Federal Rule (RESPA):
Under the Real Estate Settlement Procedures Act, lenders can:
- Hold up to 2 months’ worth of expenses
- Conduct annual escrow analysis
- Return excess funds above $50 within 30 days
Real-Life WA Example:
Say your annual taxes and insurance total $6,000:
- Monthly escrow = $500
- Cushion = $1,000
- Escrow account balance may rise to $7,000
Why It Matters:
If King County reassesses your home and your taxes jump $1,200, your cushion ensures your bills still get paid on time without immediate payment shocks.
Final Thoughts: Escrow as a Strategic Mortgage Tool
While it may feel like just another piece of mortgage complexity, escrow accounts actually simplify homeownership, especially in Washington, where tax schedules, rising home values, and variable insurance costs can complicate budgeting.
For Bellevue homebuyers, a well-managed escrow account:
- Ensures on-time payment of critical bills
- Spreads major expenses out over 12 months
- Provides peace of mind in a fast-paced market
Understanding how escrow works helps you stay in control of your mortgage, avoid nasty surprises, and make smarter long-term financial decisions.
FAQs
What is a mortgage escrow account in Washington?
It’s a separate account managed by your lender to pay property taxes, homeowners insurance, and sometimes PMI — using monthly contributions from you.
Can I waive escrow in Washington?
Yes, but only on conventional loans with 20% down and lender approval.
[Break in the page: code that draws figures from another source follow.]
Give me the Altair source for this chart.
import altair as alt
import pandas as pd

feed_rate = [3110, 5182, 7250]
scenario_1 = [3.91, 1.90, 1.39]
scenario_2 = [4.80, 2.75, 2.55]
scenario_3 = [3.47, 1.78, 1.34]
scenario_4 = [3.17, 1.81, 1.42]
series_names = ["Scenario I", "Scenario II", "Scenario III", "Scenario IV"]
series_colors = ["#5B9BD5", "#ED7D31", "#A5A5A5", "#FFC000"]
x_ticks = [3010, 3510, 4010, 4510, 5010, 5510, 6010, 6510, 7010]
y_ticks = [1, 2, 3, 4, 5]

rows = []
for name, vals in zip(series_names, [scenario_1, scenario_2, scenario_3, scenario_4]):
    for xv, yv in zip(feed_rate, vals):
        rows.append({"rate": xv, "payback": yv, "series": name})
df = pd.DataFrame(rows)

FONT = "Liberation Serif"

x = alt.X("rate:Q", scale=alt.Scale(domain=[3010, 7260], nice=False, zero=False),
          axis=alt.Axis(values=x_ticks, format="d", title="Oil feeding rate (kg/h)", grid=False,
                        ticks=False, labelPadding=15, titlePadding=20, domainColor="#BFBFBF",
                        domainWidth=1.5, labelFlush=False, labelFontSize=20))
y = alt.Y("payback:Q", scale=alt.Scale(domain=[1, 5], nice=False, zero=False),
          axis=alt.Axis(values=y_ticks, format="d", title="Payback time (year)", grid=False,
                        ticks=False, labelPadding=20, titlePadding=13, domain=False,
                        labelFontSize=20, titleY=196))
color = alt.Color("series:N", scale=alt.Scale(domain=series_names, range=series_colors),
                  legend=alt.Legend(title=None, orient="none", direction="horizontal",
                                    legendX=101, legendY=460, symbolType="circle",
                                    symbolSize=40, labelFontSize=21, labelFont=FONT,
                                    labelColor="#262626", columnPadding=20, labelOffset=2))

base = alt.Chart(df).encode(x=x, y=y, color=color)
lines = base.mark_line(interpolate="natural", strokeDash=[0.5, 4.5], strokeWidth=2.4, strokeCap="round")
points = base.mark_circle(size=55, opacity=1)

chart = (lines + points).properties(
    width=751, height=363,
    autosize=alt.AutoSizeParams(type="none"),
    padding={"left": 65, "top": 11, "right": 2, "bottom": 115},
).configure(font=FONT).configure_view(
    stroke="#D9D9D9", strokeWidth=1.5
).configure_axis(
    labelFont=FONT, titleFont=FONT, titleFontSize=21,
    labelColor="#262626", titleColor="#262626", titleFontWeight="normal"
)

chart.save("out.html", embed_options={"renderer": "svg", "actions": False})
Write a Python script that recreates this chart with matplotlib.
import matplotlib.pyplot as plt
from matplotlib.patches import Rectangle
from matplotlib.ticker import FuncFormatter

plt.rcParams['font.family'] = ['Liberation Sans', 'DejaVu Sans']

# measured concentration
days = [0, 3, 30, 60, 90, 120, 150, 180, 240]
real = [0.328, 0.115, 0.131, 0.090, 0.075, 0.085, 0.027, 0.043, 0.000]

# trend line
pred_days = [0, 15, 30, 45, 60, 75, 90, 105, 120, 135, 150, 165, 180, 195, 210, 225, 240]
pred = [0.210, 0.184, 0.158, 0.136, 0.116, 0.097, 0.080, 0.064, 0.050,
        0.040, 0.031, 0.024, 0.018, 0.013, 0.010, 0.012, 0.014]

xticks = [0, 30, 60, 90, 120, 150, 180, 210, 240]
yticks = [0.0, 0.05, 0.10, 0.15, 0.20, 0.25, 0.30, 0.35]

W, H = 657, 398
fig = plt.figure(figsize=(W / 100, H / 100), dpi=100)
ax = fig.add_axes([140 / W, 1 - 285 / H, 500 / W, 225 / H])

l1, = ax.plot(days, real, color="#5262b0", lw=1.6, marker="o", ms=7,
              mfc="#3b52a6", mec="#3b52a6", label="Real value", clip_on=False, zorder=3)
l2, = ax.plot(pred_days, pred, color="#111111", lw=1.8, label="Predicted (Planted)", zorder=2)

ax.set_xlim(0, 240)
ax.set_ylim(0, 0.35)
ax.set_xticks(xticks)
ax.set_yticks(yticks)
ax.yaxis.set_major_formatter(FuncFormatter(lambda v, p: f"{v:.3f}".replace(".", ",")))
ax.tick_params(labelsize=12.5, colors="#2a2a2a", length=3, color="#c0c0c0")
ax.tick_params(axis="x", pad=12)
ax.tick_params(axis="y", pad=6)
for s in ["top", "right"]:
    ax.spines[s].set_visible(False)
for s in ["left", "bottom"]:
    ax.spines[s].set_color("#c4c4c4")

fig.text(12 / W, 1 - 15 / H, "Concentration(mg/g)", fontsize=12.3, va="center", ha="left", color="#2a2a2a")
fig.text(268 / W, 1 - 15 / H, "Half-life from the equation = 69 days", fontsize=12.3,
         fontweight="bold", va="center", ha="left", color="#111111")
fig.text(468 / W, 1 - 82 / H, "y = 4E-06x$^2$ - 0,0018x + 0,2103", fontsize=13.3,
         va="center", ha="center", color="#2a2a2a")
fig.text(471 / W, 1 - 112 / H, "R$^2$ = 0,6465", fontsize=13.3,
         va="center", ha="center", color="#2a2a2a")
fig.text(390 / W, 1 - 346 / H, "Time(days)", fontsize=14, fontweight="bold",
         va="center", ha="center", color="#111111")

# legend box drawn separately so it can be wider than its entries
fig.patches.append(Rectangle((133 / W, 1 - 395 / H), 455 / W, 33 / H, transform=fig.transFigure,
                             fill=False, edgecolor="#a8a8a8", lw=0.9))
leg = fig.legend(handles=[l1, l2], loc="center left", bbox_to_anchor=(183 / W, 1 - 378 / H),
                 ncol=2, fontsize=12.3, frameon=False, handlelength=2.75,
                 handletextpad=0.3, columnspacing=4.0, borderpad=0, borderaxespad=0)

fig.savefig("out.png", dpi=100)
Most government-backed loans require escrow.
What happens if there’s not enough in my escrow account?
Your lender will notify you of a shortage. You can pay it all at once or spread it over 12 months via a higher mortgage payment.
Does escrow include HOA fees in Washington?
Usually not. Most lenders do not allow escrow to cover HOA dues — you must pay those separately.
When do I get an escrow refund?
If your taxes or insurance decrease and your escrow account exceeds the required cushion, your lender may issue a refund.